• **DIRECTION**
Leave the pictures out and copy exactly the lines from the line containing "Give me the Plotly source for this chart." to the line containing "-1230, -1280, -1341, -1369, -1391]", both lines included.

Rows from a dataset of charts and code
★ ★ ★ ★ ★
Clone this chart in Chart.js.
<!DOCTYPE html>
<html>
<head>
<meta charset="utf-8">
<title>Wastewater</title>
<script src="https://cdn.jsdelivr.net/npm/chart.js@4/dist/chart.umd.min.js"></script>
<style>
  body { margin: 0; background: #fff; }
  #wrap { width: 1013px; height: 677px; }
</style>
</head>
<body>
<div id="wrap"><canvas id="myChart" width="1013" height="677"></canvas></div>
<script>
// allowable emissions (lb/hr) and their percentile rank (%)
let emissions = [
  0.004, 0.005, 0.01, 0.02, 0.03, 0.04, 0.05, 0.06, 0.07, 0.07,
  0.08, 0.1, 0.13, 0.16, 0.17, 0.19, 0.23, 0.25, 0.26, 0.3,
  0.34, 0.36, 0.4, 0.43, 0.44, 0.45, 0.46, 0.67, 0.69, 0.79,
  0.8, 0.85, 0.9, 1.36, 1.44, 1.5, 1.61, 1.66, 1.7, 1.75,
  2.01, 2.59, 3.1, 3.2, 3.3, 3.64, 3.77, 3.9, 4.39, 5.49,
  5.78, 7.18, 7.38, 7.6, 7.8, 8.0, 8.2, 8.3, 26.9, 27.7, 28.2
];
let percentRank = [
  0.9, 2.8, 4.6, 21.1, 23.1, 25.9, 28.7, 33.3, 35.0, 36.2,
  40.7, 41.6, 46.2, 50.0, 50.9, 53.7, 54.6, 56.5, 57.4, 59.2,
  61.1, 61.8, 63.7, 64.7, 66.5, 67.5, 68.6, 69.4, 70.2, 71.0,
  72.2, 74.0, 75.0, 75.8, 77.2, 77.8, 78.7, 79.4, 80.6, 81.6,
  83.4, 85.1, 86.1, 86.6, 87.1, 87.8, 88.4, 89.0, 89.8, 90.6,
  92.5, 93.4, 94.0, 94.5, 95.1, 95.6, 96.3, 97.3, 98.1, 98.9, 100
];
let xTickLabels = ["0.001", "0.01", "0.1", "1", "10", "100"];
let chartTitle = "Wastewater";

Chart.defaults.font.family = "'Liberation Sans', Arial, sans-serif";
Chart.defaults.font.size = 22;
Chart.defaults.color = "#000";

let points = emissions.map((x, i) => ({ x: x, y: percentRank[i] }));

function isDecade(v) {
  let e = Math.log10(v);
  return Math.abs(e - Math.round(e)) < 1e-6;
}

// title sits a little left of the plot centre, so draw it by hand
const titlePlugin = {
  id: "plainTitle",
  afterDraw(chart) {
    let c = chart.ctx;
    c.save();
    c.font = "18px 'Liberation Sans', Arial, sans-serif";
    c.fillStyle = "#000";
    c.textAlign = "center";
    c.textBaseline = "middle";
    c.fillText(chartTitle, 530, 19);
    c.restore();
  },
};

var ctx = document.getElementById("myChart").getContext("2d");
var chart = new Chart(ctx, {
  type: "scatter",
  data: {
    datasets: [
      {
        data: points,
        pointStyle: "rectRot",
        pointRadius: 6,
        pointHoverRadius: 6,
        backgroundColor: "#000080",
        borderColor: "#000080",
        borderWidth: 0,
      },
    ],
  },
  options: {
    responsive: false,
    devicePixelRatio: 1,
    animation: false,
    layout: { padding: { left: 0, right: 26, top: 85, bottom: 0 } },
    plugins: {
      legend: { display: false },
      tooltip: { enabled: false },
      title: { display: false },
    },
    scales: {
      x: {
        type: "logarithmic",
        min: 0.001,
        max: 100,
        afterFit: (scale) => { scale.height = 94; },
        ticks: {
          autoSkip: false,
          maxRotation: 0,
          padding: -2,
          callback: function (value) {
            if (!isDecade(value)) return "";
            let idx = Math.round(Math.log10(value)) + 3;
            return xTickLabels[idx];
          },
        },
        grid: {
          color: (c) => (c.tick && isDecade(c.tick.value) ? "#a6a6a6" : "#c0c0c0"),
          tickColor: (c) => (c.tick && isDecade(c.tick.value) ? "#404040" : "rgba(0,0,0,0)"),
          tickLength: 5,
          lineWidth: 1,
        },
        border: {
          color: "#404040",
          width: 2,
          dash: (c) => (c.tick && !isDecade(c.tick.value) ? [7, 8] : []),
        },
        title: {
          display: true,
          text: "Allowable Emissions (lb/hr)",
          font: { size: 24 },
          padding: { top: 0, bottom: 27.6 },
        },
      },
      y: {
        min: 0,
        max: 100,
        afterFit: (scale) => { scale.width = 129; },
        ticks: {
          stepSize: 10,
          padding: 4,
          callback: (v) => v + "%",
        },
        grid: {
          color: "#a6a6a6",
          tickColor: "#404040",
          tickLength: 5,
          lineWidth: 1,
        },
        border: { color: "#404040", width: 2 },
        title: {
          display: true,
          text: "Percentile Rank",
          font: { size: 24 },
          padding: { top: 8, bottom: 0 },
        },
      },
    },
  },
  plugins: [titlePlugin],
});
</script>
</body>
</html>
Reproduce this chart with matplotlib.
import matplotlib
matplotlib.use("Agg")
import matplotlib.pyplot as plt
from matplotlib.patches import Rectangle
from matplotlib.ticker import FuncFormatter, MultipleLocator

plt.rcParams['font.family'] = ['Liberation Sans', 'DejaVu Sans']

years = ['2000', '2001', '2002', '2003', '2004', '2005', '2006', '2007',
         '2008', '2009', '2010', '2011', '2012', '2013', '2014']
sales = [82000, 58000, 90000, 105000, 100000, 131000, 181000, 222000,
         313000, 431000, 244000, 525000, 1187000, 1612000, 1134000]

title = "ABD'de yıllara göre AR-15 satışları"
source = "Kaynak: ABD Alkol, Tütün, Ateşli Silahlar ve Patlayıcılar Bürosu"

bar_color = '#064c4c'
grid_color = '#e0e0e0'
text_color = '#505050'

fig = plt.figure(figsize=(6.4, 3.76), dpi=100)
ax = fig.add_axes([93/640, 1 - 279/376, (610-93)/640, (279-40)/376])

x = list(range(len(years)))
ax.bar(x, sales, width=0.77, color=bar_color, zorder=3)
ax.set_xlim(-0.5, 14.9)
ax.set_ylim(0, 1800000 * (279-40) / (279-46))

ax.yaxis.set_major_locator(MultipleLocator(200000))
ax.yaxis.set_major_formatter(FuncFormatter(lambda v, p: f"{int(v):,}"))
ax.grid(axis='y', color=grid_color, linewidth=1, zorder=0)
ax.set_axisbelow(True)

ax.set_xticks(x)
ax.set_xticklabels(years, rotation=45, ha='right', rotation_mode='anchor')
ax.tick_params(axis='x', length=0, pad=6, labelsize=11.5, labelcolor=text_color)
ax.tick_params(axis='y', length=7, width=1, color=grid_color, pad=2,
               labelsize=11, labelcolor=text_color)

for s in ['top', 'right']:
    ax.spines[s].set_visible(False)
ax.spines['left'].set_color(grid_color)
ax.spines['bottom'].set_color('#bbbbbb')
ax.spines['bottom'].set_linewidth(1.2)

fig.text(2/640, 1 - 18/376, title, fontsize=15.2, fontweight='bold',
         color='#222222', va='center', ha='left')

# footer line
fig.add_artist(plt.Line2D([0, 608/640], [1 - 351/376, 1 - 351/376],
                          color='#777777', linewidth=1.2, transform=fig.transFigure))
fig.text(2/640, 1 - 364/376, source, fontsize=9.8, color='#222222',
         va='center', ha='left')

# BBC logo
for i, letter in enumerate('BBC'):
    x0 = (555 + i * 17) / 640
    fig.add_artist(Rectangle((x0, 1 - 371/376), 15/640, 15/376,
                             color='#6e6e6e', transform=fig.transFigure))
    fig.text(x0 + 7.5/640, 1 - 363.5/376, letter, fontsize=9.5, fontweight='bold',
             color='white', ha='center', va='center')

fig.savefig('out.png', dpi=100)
★ ★ ★ ★ ★
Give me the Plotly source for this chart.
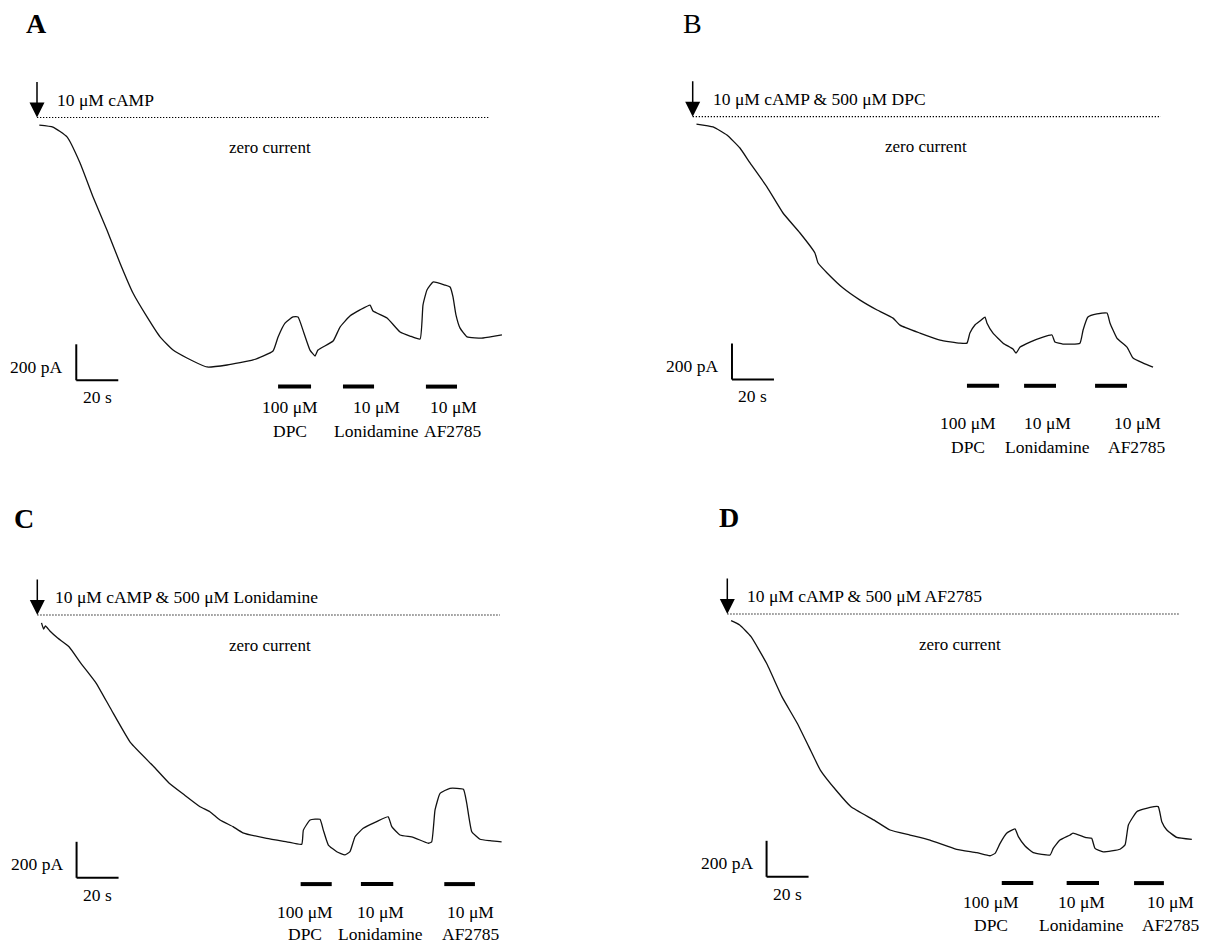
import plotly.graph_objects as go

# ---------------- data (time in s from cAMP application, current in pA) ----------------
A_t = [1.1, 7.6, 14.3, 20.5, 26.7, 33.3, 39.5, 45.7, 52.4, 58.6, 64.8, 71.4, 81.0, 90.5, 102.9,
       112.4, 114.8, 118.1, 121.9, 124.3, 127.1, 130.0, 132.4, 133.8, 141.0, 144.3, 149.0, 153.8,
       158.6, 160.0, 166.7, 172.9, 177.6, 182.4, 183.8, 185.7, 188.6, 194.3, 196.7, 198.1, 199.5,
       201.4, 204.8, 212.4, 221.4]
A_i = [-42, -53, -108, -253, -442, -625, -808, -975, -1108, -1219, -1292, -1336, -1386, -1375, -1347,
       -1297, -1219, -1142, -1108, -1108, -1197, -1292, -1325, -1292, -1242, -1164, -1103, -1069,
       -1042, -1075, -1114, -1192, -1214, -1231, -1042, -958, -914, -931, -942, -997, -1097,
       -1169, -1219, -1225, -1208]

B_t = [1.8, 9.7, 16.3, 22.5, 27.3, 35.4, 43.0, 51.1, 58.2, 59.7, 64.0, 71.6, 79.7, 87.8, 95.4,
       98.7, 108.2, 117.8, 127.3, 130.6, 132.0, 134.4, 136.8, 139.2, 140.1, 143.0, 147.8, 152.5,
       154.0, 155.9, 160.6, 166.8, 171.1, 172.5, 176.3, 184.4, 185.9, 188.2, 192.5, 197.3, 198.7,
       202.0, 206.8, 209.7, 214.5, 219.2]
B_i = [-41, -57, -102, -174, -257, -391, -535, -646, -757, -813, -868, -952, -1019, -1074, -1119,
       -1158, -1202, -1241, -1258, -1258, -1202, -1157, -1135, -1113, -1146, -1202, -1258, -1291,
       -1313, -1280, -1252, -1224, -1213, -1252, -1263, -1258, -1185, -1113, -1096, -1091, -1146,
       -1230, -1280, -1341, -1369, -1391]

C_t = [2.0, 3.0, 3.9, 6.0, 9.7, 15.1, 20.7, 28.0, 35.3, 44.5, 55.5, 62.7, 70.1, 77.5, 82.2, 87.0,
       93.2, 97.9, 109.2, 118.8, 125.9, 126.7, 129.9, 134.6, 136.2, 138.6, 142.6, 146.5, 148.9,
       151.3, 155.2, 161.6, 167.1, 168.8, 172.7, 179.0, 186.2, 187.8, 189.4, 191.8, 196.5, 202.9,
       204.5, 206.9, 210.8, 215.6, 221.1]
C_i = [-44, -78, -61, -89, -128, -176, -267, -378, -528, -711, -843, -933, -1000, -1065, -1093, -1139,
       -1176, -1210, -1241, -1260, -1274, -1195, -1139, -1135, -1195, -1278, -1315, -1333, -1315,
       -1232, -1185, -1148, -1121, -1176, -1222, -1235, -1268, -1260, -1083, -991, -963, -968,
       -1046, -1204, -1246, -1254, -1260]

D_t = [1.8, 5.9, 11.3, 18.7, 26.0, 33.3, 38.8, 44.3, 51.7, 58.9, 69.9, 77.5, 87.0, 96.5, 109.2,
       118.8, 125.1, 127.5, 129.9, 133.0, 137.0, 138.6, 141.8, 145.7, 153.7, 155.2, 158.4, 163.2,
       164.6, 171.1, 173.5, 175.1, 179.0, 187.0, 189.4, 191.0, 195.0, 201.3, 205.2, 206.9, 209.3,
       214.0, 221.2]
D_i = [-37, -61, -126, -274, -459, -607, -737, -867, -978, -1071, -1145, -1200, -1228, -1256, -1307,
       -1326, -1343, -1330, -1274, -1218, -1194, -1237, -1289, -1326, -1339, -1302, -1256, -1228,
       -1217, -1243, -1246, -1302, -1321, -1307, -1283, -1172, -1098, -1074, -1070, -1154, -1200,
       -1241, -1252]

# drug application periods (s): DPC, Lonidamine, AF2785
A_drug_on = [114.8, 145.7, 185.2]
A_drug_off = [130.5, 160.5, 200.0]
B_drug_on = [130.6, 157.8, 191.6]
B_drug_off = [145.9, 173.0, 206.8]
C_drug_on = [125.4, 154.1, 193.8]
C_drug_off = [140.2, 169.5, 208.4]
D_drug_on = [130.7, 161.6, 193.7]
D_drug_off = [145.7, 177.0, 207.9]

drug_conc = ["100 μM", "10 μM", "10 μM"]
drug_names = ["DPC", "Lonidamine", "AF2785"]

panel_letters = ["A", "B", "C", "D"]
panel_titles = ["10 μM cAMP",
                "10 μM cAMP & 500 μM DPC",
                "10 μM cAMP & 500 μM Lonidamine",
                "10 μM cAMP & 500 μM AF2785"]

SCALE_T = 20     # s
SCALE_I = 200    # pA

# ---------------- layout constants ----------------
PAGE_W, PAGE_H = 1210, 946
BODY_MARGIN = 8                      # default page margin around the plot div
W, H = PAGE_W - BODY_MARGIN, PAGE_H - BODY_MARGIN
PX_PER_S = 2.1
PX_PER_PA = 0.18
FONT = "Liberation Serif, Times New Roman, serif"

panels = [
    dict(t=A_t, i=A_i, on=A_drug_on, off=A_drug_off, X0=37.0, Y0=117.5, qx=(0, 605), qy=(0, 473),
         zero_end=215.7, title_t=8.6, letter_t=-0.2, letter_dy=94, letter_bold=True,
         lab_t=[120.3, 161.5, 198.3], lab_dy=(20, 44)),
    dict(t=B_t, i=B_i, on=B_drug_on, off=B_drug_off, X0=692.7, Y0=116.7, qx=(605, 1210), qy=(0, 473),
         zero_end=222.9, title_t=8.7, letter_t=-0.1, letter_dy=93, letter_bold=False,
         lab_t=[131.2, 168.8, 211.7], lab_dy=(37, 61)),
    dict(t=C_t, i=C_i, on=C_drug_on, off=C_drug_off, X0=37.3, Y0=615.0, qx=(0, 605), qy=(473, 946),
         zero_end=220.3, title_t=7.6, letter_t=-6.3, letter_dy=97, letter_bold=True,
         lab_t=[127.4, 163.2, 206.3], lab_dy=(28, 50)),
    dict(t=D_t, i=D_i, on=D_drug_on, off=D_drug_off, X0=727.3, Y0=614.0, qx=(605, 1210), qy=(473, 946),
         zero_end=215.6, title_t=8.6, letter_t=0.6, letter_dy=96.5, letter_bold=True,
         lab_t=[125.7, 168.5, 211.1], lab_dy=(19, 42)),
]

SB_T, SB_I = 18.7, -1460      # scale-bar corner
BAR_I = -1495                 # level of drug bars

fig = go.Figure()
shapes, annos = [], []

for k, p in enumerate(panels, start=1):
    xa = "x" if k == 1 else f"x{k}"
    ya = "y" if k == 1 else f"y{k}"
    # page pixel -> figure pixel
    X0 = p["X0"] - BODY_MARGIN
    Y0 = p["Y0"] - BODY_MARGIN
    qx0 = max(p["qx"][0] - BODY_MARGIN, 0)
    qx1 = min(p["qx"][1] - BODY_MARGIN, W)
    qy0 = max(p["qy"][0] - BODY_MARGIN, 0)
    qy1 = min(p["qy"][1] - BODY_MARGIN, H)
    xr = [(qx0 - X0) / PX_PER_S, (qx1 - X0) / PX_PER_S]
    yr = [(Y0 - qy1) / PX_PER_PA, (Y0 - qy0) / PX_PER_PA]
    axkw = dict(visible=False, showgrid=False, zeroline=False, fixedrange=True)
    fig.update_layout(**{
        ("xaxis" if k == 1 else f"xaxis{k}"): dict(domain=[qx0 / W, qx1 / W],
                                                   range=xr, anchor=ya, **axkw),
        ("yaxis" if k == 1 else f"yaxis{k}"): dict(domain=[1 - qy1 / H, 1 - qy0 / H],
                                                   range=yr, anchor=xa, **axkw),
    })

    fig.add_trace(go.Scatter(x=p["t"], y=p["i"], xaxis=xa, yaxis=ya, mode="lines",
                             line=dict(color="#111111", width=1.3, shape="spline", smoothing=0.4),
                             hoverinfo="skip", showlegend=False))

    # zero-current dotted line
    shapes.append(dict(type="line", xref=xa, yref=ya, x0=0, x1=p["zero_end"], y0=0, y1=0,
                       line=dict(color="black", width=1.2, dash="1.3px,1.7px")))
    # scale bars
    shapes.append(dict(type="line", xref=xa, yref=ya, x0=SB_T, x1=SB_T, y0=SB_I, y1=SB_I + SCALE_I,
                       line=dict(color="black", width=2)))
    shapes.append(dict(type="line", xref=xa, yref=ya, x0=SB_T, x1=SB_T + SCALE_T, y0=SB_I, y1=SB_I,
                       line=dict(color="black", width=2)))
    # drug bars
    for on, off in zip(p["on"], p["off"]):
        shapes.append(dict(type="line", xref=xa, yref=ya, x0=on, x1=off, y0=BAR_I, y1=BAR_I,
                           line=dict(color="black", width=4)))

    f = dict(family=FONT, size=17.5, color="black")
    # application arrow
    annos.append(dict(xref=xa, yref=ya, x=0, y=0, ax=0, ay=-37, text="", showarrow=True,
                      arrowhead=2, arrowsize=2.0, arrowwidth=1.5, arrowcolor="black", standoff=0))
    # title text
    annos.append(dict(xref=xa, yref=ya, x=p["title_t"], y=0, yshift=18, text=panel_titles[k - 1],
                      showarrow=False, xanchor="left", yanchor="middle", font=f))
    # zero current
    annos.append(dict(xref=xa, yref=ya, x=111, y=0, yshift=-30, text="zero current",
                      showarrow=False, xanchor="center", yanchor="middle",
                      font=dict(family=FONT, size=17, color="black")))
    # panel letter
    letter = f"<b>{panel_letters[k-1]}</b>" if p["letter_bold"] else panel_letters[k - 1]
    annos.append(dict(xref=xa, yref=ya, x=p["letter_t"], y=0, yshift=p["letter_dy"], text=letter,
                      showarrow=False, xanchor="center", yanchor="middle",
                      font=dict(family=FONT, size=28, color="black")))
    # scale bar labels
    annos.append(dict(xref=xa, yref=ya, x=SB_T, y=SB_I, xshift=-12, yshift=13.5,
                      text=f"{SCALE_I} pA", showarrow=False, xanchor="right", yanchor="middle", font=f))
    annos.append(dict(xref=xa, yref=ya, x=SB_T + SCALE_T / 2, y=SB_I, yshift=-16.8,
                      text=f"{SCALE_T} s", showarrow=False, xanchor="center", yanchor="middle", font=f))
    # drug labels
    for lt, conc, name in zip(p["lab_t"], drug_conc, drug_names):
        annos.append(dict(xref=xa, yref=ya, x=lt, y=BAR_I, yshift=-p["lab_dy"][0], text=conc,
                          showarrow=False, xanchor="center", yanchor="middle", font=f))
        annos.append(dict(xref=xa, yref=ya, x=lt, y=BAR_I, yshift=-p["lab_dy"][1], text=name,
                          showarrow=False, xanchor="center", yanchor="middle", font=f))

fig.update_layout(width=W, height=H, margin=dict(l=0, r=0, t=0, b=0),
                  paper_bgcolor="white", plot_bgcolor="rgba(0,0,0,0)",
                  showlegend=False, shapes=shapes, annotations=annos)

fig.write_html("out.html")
★ ★ ★ ★ ★
• **EXERCISE RESPONSE**
Give me the Plotly source for this chart.
import plotly.graph_objects as go

# ---------------- data (time in s from cAMP application, current in pA) ----------------
A_t = [1.1, 7.6, 14.3, 20.5, 26.7, 33.3, 39.5, 45.7, 52.4, 58.6, 64.8, 71.4, 81.0, 90.5, 102.9,
       112.4, 114.8, 118.1, 121.9, 124.3, 127.1, 130.0, 132.4, 133.8, 141.0, 144.3, 149.0, 153.8,
       158.6, 160.0, 166.7, 172.9, 177.6, 182.4, 183.8, 185.7, 188.6, 194.3, 196.7, 198.1, 199.5,
       201.4, 204.8, 212.4, 221.4]
A_i = [-42, -53, -108, -253, -442, -625, -808, -975, -1108, -1219, -1292, -1336, -1386, -1375, -1347,
       -1297, -1219, -1142, -1108, -1108, -1197, -1292, -1325, -1292, -1242, -1164, -1103, -1069,
       -1042, -1075, -1114, -1192, -1214, -1231, -1042, -958, -914, -931, -942, -997, -1097,
       -1169, -1219, -1225, -1208]

B_t = [1.8, 9.7, 16.3, 22.5, 27.3, 35.4, 43.0, 51.1, 58.2, 59.7, 64.0, 71.6, 79.7, 87.8, 95.4,
       98.7, 108.2, 117.8, 127.3, 130.6, 132.0, 134.4, 136.8, 139.2, 140.1, 143.0, 147.8, 152.5,
       154.0, 155.9, 160.6, 166.8, 171.1, 172.5, 176.3, 184.4, 185.9, 188.2, 192.5, 197.3, 198.7,
       202.0, 206.8, 209.7, 214.5, 219.2]
B_i = [-41, -57, -102, -174, -257, -391, -535, -646, -757, -813, -868, -952, -1019, -1074, -1119,
       -1158, -1202, -1241, -1258, -1258, -1202, -1157, -1135, -1113, -1146, -1202, -1258, -1291,
       -1313, -1280, -1252, -1224, -1213, -1252, -1263, -1258, -1185, -1113, -1096, -1091, -1146,
       -1230, -1280, -1341, -1369, -1391]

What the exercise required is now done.